35 oz peeled potatoes
canola oil (for deep-frying)

  • Fill a pot large enough to contain the potatoes with water mixed with 1% salt, and bring to a boil. Cut the potatoes into 1″ cubes. Add to the pot, return to a simmer, and cook over medium heat until the potatoes are just starting to break when you pick them out (you should start watching for this after about 15 minutes of simmering). Using a skimmer, transfer the fries to a cooling rack, let cool, then refrigerate until cold.
  • Fill a deep-fryer with the canola oil, and bring to 250 F. Proceeding in batches if necessary, deep-fry the fries until they look dry and slightly colored. Don’t overfill; the potatoes tend to release a lot of water, which increases the liquid-level in the fryer. Transfer to a cooling rack and discard (or eat) the small broken potato pieces — there will be some, unavoidably. Let cool, then refrigerate until cold.

Onion and garlic confit
Yields 4 servings

8 cipollini onions, peeled
4 elephant garlic cloves, peeled
2 thyme sprigs
about 10 oz olive oil

  • Season the onions and garlic cloves with salt. Place in two separate saucepans, cover each with olive oil, add the thyme sprigs, and cook over very low heat, until completely tender — 1 hour for the onions, 30 minutes for the garlic. If you want to use less olive oil, you can cook the onions first, then reuse the same oil for the garlic.
  • Let cool in the oil, then drain and reserve.
  • You can keep the oil for a few days and use it for other recipes.

Sautéed mushrooms
Yields 4 servings

6 oz white mushrooms, cleaned and halved
1/2 oz olive oil (or oil from the onion confit above)
black pepper, ground

  • In a pan over hight heat, sauté the mushrooms in the olive oil.
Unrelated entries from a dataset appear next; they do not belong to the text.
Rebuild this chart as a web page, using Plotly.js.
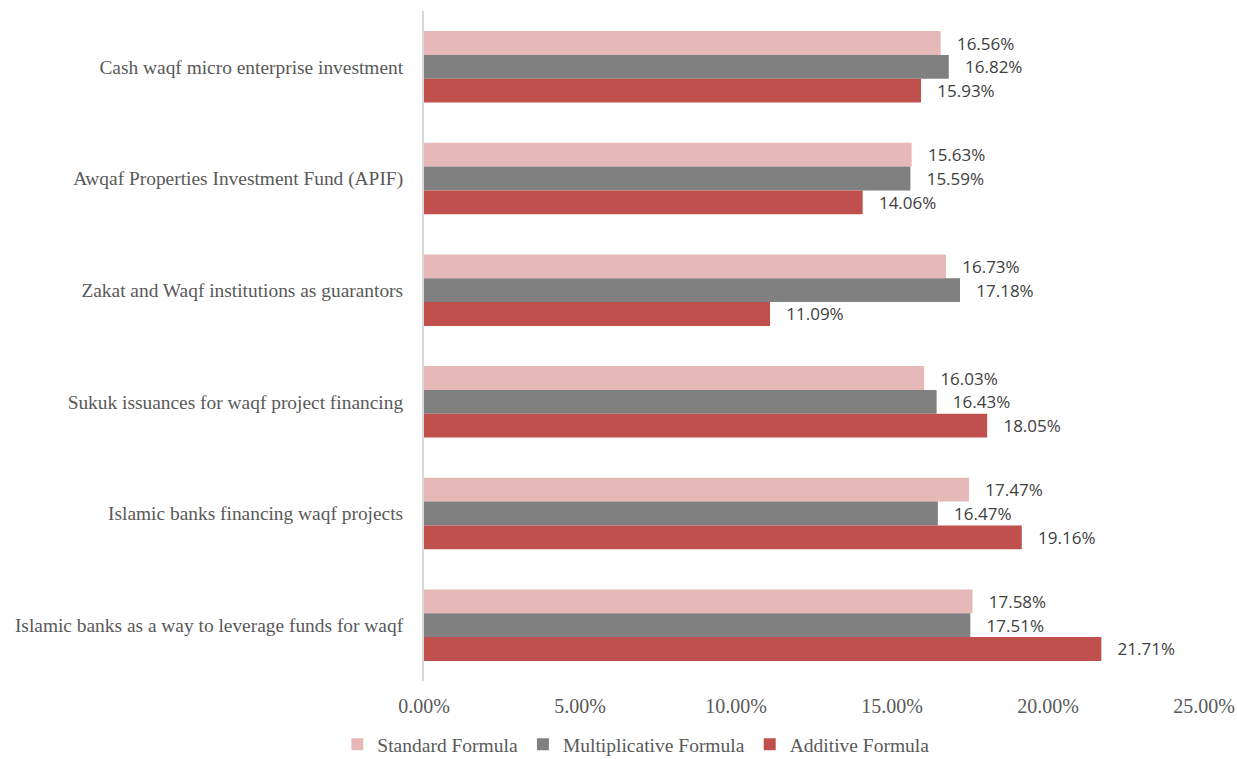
<!DOCTYPE html>
<html>
<head>
<meta charset="utf-8">
<script src="https://cdn.plot.ly/plotly-3.0.1.min.js"></script>
<style>html,body{margin:0;padding:0;background:#fff;}#chart{width:1237px;height:759px;}</style>
</head>
<body>
<div id="chart"></div>
<script>
var categories = [
  "Cash waqf micro enterprise investment",
  "Awqaf Properties Investment Fund (APIF)",
  "Zakat and Waqf institutions as guarantors",
  "Sukuk issuances for waqf project financing",
  "Islamic banks financing waqf projects",
  "Islamic banks as a way to leverage funds for waqf"
];
var seriesNames = ["Standard Formula", "Multiplicative Formula", "Additive Formula"];
var standardFormula = [0.1656, 0.1563, 0.1673, 0.1603, 0.1747, 0.1758];
var multiplicativeFormula = [0.1682, 0.1559, 0.1718, 0.1643, 0.1647, 0.1751];
var additiveFormula = [0.1593, 0.1406, 0.1109, 0.1805, 0.1916, 0.2171];
var tickValues = [0, 0.05, 0.10, 0.15, 0.20, 0.25];
var tickLabels = ["0.00%", "5.00%", "10.00%", "15.00%", "20.00%", "25.00%"];

var colors = ["#E6B9B8", "#808080", "#C0504D"];
var seriesValues = [standardFormula, multiplicativeFormula, additiveFormula];
var serif = "Liberation Serif, Times New Roman, serif";

var traces = seriesValues.map(function (vals, i) {
  return {
    type: "bar",
    orientation: "h",
    name: seriesNames[i],
    y: categories,
    x: vals,
    marker: {color: colors[i]},
    texttemplate: "\u00a0\u00a0\u00a0%{x:.2%}",
    textposition: "outside",
    cliponaxis: false,
    textfont: {family: "Open Sans, sans-serif", size: 17, color: "#404040"},
    hoverinfo: "skip"
  };
});

var layout = {
  width: 1237,
  height: 759,
  margin: {l: 424, r: 33, t: 11, b: 78},
  paper_bgcolor: "#ffffff",
  plot_bgcolor: "#ffffff",
  barmode: "group",
  bargap: 0.36,
  bargroupgap: 0,
  showlegend: true,
  legend: {
    orientation: "h",
    xref: "container",
    yref: "container",
    x: 0.514,
    xanchor: "center",
    y: 0.019,
    yanchor: "middle",
    itemwidth: 30,
    font: {family: serif, size: 19.5, color: "#595959"},
    traceorder: "normal"
  },
  xaxis: {
    range: [0, 0.25],
    tickvals: tickValues,
    ticktext: tickLabels,
    showgrid: false,
    zeroline: false,
    showline: false,
    ticks: "",
    ticklabelstandoff: 11,
    tickfont: {family: serif, size: 20, color: "#595959"}
  },
  yaxis: {
    autorange: "reversed",
    showgrid: false,
    zeroline: false,
    showline: true,
    linecolor: "#D9D9D9",
    linewidth: 2,
    ticks: "",
    ticklabelstandoff: 15,
    tickfont: {family: serif, size: 19.4, color: "#595959"}
  }
};

Plotly.newPlot("chart", traces, layout, {displayModeBar: false, staticPlot: true});
</script>
</body>
</html>
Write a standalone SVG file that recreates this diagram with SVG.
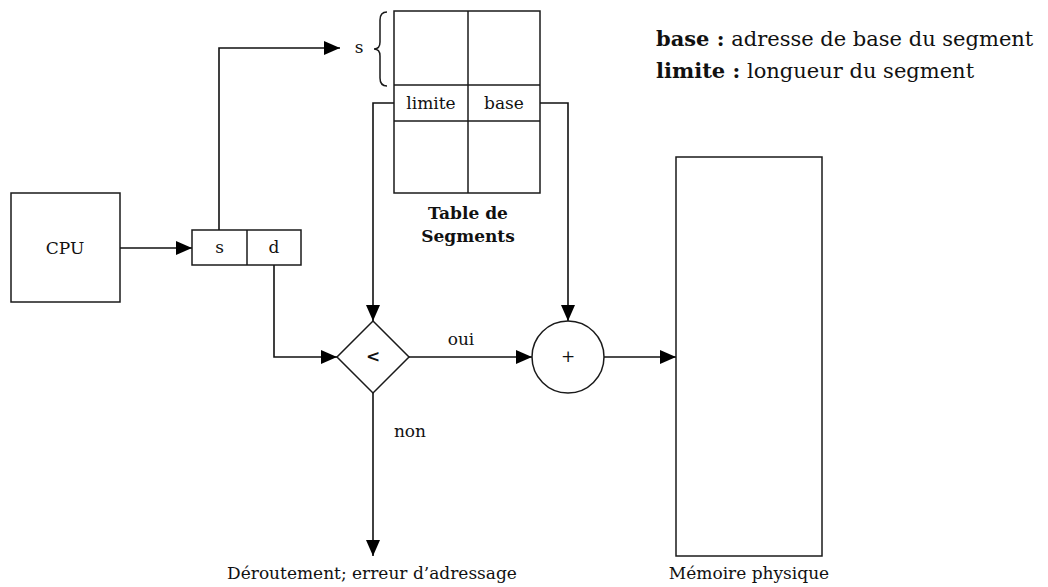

Season with salt and pepper, and cook until done, stirring regularly.
  • Let cool and reserve.

Russian Cuisine - Beef Stroganoff Fondue

Mustard Stroganoff sauce
Yields 4 servings

1/2 tsp caraway seeds
1/2 oz butter
2 oz white mushrooms, sliced
1 oz shallots, small dice
1 pinch saffron
1 bouquet garni
0.7 oz cognac
4 oz white wine
8 oz beef stock
4 oz sour cream
0.15 oz brown sugar
0.5 oz Dijon mustard

  • In a saucepan over medium heat, toast the caraway seeds for 30 seconds. Add the butter, and sauté the mushrooms and shallots until soft. Season with salt and pepper, then add the saffron, bouquet garni, cognac, and white wine, and reduce by half.
  • Add the beef stock, and simmer for 5 minutes. Add the sour cream, brown sugar, and half of the mustard. and reduce until the sauce coats the back of a spoon.
  • Pass through a chinois, and reserve.
  • Before serving, reheat and stir in the remaining mustard.

Wild mushroom Stroganoff sauce
Yields 4 servings

2 oz onion
1 oz butter
4 oz morels or black trumpet mushrooms, cleaned and rinsed
0.5 oz cognac
3 oz riesling
12 oz beef stock
2 oz cream
1 egg yolk

  • In a saucepan over medium heat, sauté the onion in the butter until soft.
  • Thinly slice the mushrooms, then add to the saucepan, and cook for a couple minutes.
  • Add the cognac and riesling, and reduce by half.
  • Add the beef stock, and reduce to 1/3.
  • Mix the cream and egg yolk in a bowl. Slowly pour over the sauce while mixing constantly. Return to the saucepan, and cook over low heat for a couple minutes until thickened, stirring regularly. Reserve.
  • Before serving, reheat the sauce over low heat, without boiling.

Fondue meat
Yields 4 servings

24 oz beef and/or venison tenderloin

  • Cut the meat into 0.5″ x 0.75″ pieces, and reserve.
  • Take out of the fridge 30 minutes before serving.


canola oil (for deep-frying)

  • Fill the fondue pot about half-way with canola oil. Heat the oil to 375 F (you can use your stove top).
  • Place a piece of meat or vegetable on a fondue pick, and deep-fry until done. Top with sauce and enjoy!